Robins’ side will look for inspiration from Nottingham Forest last season, who spent just 35 days in the top six but still won the play-offs – a current record for the fewest days spent in the top six to win promotion from the Championship (since the rebrand in 2004-05) to the Premier League and one which Coventry would break if they were to succeed in 2022-23.

Back in September, few would have tipped Coventry for a top-six finish. Robins’ side failed to win any of their first seven games of the season, losing four and leaking like a sieve – they conceded 13 goals in those seven matches – before eventually getting their campaign up and running by beating Middlesbrough 1-0 thanks to Viktor Gyökeres’ third of 21 league goals this term. The Sky Blues endured another rocky patch over Christmas and into the New Year – but since mid-February, they’ve lost just one of 17 games (an utterly anomalous 4-0 thrashing at home to Stoke).

Viktor Gyökeres Goals Coventry

One can’t put Coventry in the spotlight without doing likewise to Gyökeres, their absolute talisman. More or less ever-present, the Swedish international played 4,022 of a possible 4,140 minutes in the regular season – making 44 starts and two substitute appearances – during which he amply complemented his 21 goals with 10 assists, placing him first in the division for goal involvements (ahead of Akpom on 30 and Morris on 27).

Gyökeres might just be the best player in the Championship; Sky Blues supporters will hardly dispute such a tag if he inspires their team to the top-flight return which probably seemed impossible when they fell into League Two six years ago.


Sunderland

After finishing bottom of the Premier League in 2017 and propping up the Championship table the very next season, it took Sunderland four years to escape from League One – which they eventually did by defeating Wycombe Wanderers in last season’s play-off final. It could take the Black Cats just one attempt to win promotion from the Championship back to Premier League – where they feel they belong.

Sunderland are ahead of schedule – and their superb season feels all the more remarkable for two main reasons. First, head coach Alex Neil – who steered them back to the second tier and had previously taken Norwich to the Premier League (via the play-offs, no less) – surprisingly left for Stoke City less than a month into the campaign. Second, the Black Cats are the babies of the 2022-23 Championship – in the sense that the average age of their starting XI is just 24 years and 174 days, the youngest in the division – a combination of their own talent and some impactful Premier League loanees, primarily prodigious Manchester United winger Amad Diallo. The last team to win promotion from the second tier with a younger average starting XI age of were Wolves in 2008-09 (24y, 110d).

youngest Champ sides 2022-23

Also notable is how little time Sunderland have spent leading games: they’re one of nine Championship teams to spend less than a quarter of playing time in front this term (24%, to be precise – less than 19th-placed Rotherham United).

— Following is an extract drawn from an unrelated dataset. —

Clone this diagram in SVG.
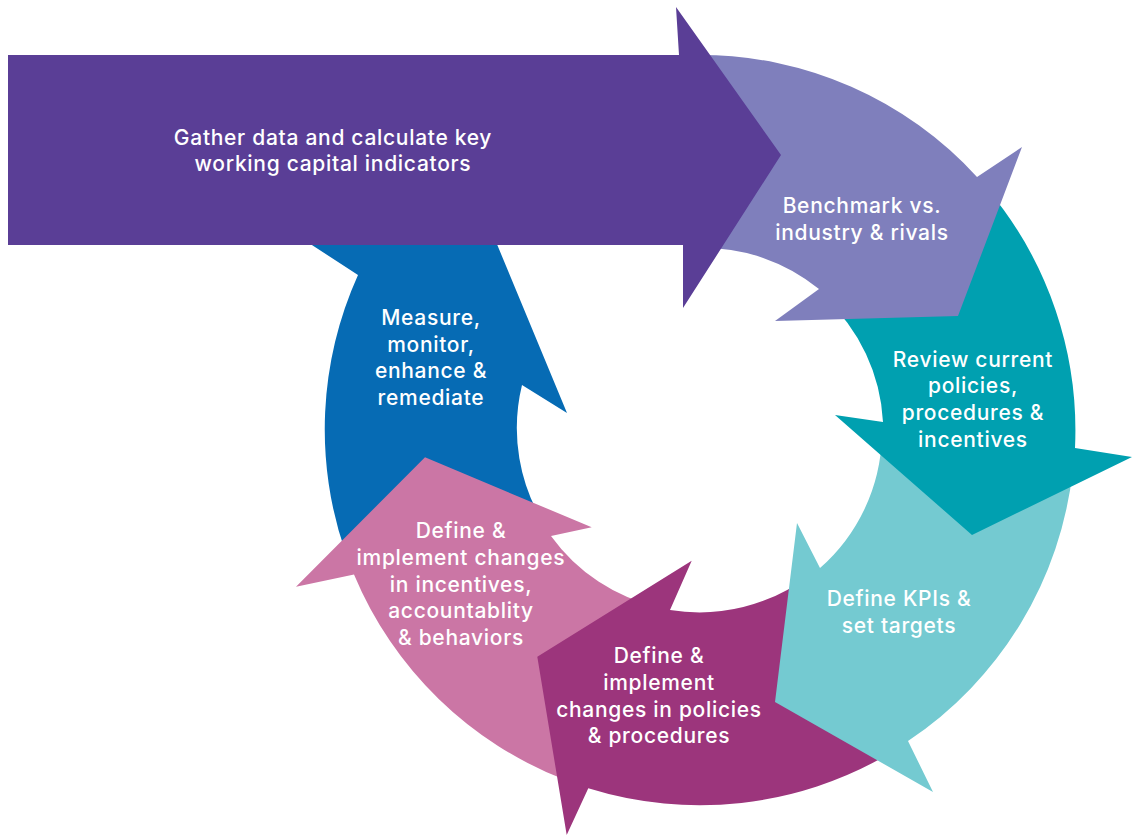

Mowbray’s men may have comprehensively won 3-0 away to Preston North End to secure their play-off spot on the final day of the regular season – but they came from behind to salvage points in three of their four outings prior to that. In fact, over the course of the campaign, only Middlesbrough gained more points from losing positions (26) than the Black Cats’ 22.

Championship Game State 2022-23

In contrast to their fellow play-off participants, Sunderland didn’t have one of the Championship’s top three scorers at their disposal. While Luton, Middlesbrough and Coventry each had one star striker account for a third or more of their goals, the Black Cats’ goals have been more spread around. During the regular season, Diallo and Ross Stewart (the Scottish centre-forward brilliantly nicknamed the ‘Loch Ness Drogba’) found the net 13 and 10 times respectively – with Jack Clarke notching nine goals; Ellis Simms (who’s since returned to Everton to help in their fight against relegation) seven; and Dennis Cirkin and Patrick Roberts five apiece. Only Middlesbrough had more players score five or more goals in the regular season. Winger Clarke also ending up leading the Championship for total assists (11 alongside Middlesbrough’s Ryan Giles), with 2022-23 the campaign in which the 22-year-old finally had a breakout season after a disappointing period following a much-publicised £10m move from Leeds to Tottenham in 2019.

If Sunderland win the play-offs, they won’t be the first team to go from League One to the Premier League in the space of two years – but they will be the first to achieve that feat in 11 years. What’s more, the last two sides to do so – Southampton in 2011-12 and Norwich the previous season – went up automatically. Graham Taylor’s Watford claimed the third-tier title in 1997-98 then won the 1998-99 second-tier play-offs – but no side has ever climbed from the third tier to the top-flight via successive play-off triumphs.


Who Will Win the Championship Play-Offs?

The Opta Supercomputer has been hard at work crunching all the data ahead of the play-off semi-finals this weekend, and it makes Luton Town the favourites to reach the Premier League for the very first time since it began in 1992.

Rob Edwards’ side are given the highest chance of winning these play-offs at 30.8%, just ahead of Middlesbrough at 28.7%. Michael Carrick’s Boro side do have a slightly higher chance of making it to the final at Wembley Stadium on Saturday 27 May, however, with a 57.7% chance of progressing past Coventry City over the two-legged semi-final.

Coventry are the outsiders to win promotion from these play-offs at 18.6%, which is lower than Sunderland’s (21.9%).